Published: 18:48 EST, 16 July 2014 | Updated: 03:46 EST, 17 July 2014
A drastic fall in the number of teenage pregnancies is partly the result of youngsters spending much of their time on Facebook and other social media, experts said yesterday.
Fewer than 30,000 babies were born to girls under 20 in England and Wales last year, official figures showed – down from more than 45,000 in 2006. The total is now at its lowest since 1951.
The figures, from the Office for National Statistics, also showed the average age of a new mother was 30, up from 29.8 in 2012. It is the oldest age of motherhood since such calculations were first made in 1938, and ONS officials said it was certainly the highest ever.
The spectacular fall in teenage pregnancy does not appear to be connected to Labour’s Teenage Pregnancy Strategy, which concentrated on more sex education and the distribution of condoms
The spectacular fall in teenage pregnancy does not appear to be connected to Labour’s Teenage Pregnancy Strategy, which concentrated on more sex education and the distribution of condoms. The strategy was halted in 2010 but numbers of babies born to teenagers have dropped by more than a quarter since then.
Analysts suggest that one of the biggest changes in recent years is the rise in social media, which means teenagers are interacting on their phones and computers rather than mixing out on the streets – where they are more likely to indulge in underage sex.
Professor David Paton of Nottingham University said the rise in numbers of girls going into higher education and increasing influence of aspirational immigrant families who discourage single motherhood has also had an impact, as has the morning after pill and new and effective long-term contraception through injections or implants. However, he added: ‘Facebook use amongst teenagers was just getting off the ground in a significant way in 2007. It is hard to deny that social networking applications have changed the way teenagers interact in fundamental ways.

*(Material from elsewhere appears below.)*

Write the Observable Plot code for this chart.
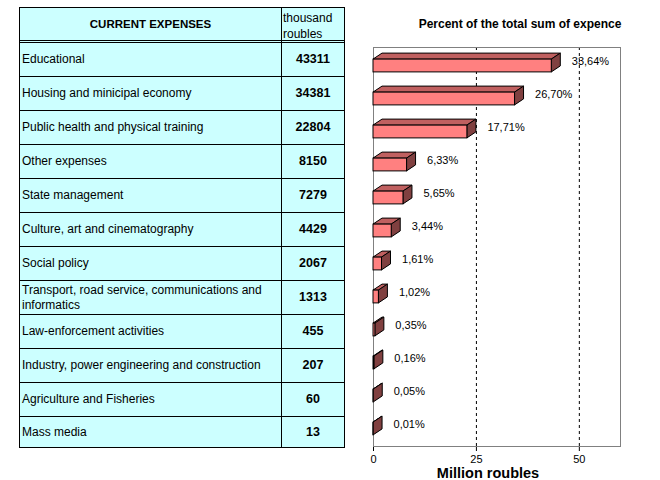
<!DOCTYPE html>
<html>
<head>
<meta charset="utf-8">
<script src="https://cdn.jsdelivr.net/npm/d3@7"></script>
<script src="https://cdn.jsdelivr.net/npm/@observablehq/plot@0.6"></script>
<style>
html, body { margin: 0; padding: 0; background: #fff; }
body { width: 660px; height: 480px; position: relative; overflow: hidden; font-family: "Liberation Sans", Arial, sans-serif; color: #000; }
#table { position: absolute; left: 19px; top: 7px; display: grid; grid-template-columns: 262px 63px; grid-template-rows: 35px repeat(11, 34px) 31px; border-left: 1px solid #000; border-top: 1px solid #000; background: #CCFFFF; }
.cell { box-sizing: border-box; border-right: 1px solid #000; border-bottom: 1px solid #000; display: flex; align-items: center; font-size: 12px; line-height: 15px; overflow: hidden; }
.name { padding-left: 2px; padding-right: 4px; }
.num { justify-content: center; font-weight: bold; font-size: 12.5px; }
.head { border-bottom: 3px double #000; }
.h1 { justify-content: center; font-weight: bold; font-size: 11.5px; }
.h2 { padding-left: 1px; padding-top: 3px; line-height: 16px; }
#chart { position: absolute; left: 360px; top: 0; }
#title { position: absolute; left: 380px; width: 280px; top: 17px; text-align: center; font-weight: bold; font-size: 12px; line-height: 14px; }
#xlabel { position: absolute; left: 388px; width: 200px; top: 467px; text-align: center; font-weight: bold; font-size: 14.5px; line-height: 12px; }
</style>
</head>
<body>
<div id="table"></div>
<div id="chart"></div>
<div id="title"></div>
<div id="xlabel"></div>
<script>
// ---- data ----
const headerName = "CURRENT EXPENSES";
const headerUnit = "thousand roubles";
const chartTitle = "Percent of the total sum of expence";
const axisTitle = "Million roubles";
const categories = [
  "Educational",
  "Housing and minicipal economy",
  "Public health and physical training",
  "Other expenses",
  "State management",
  "Culture, art and cinematography",
  "Social policy",
  "Transport, road service, communications and informatics",
  "Law-enforcement activities",
  "Industry, power engineering and construction",
  "Agriculture and Fisheries",
  "Mass media"
];
const thousandRoubles = [43311, 34381, 22804, 8150, 7279, 4429, 2067, 1313, 455, 207, 60, 13];
const percents = [33.64, 26.70, 17.71, 6.33, 5.65, 3.44, 1.61, 1.02, 0.35, 0.16, 0.05, 0.01];
const xTicks = [0, 25, 50];

const rows = categories.map((c, i) => ({
  category: c,
  thousand: thousandRoubles[i],
  million: thousandRoubles[i] / 1000,
  percent: percents[i]
}));

// ---- table ----
const table = document.getElementById("table");
function cell(cls, text) {
  const d = document.createElement("div");
  d.className = "cell " + cls;
  d.textContent = text;
  table.appendChild(d);
}
cell("head h1", headerName);
cell("head h2", headerUnit);
rows.forEach(r => {
  cell("name", r.category);
  cell("num", String(r.thousand));
});

// ---- chart ----
const FRONT = "#FF8080", TOP = "#C06060", SIDE = "#804040";
const INSET = 10.1, D = 9, H = 6;

function faces(index, scales, values, dimensions) {
  const x = scales.x, y = scales.y;
  const bw = typeof y.bandwidth === "function"
    ? y.bandwidth()
    : (dimensions.height - dimensions.marginTop - dimensions.marginBottom) / categories.length;
  const g = d3.create("svg:g").attr("stroke", "black").attr("stroke-width", 1).attr("stroke-linejoin", "miter");
  rows.forEach(d => {
    const x0 = x(0), x1 = x(d.million);
    const top = y(d.category) + INSET, bot = y(d.category) + bw - INSET;
    g.append("polygon").attr("fill", TOP)
      .attr("points", [[x0, top], [x0 + D, top - H], [x1 + D, top - H], [x1, top]].join(" "));
    g.append("polygon").attr("fill", SIDE)
      .attr("points", [[x1, top], [x1 + D, top - H], [x1 + D, bot - H], [x1, bot]].join(" "));
  });
  return g.node();
}

const chart = Plot.plot({
  width: 300,
  height: 480,
  marginLeft: 13,
  marginRight: 40,
  marginTop: 47,
  marginBottom: 34,
  style: { fontFamily: "'Liberation Sans', Arial, sans-serif", fontSize: "11px", background: "transparent", color: "black" },
  x: { domain: [0, 60], ticks: xTicks, tickSize: 5, tickPadding: 4, label: null, line: true },
  y: { domain: categories, padding: 0, axis: null },
  marks: [
    Plot.ruleX(xTicks.filter(t => t > 0), { stroke: "black", strokeDasharray: "3,3" }),
    Plot.frame({ stroke: "#808080" }),
    faces,
    Plot.barX(rows, { x: "million", y: "category", fill: FRONT, stroke: "black", strokeWidth: 1, insetTop: INSET, insetBottom: INSET }),
    Plot.text(rows, {
      x: "million", y: "category",
      text: d => d.percent.toFixed(2).replace(".", ",") + "%",
      textAnchor: "start", dx: 20, dy: -5, fill: "black"
    })
  ]
});
document.getElementById("chart").appendChild(chart);
document.getElementById("title").textContent = chartTitle;
document.getElementById("xlabel").textContent = axisTitle;
</script>
</body>
</html>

‘Is it too much of a stretch to suggest that, for at least some teenagers, the amount of time spent interacting virtually with friends on a smartphone has led to fewer physical opportunities to engage in drinking, drugs and underage sex?’
The rise among older mothers has also that meant for the first time, more babies were born in 2013 to women over 40 than teenage girls.
With so many youngsters spending so much time online, they are not finding the time to sleep around
Older motherhood, the breakdown from the ONS said yesterday, follows more women going into higher education and careers, rising costs of having children and housing, and the ‘instability of partnerships’.
The ONS count of births in England and Wales last year showed a sharp fall overall in births in 2013 to 698,512, down 4.3per cent from the 729,674 born in 2012. It was the lowest for six years and put the decade-long baby boom into reverse.
More children born to parents who are married
However birthrates among immigrants, who have higher fertility rates than women among the longstanding population, remained high. The share of babies born to women who were themselves born outside England and Wales went up, from 25.9 per cent in 2012, to 26.5 per cent last year.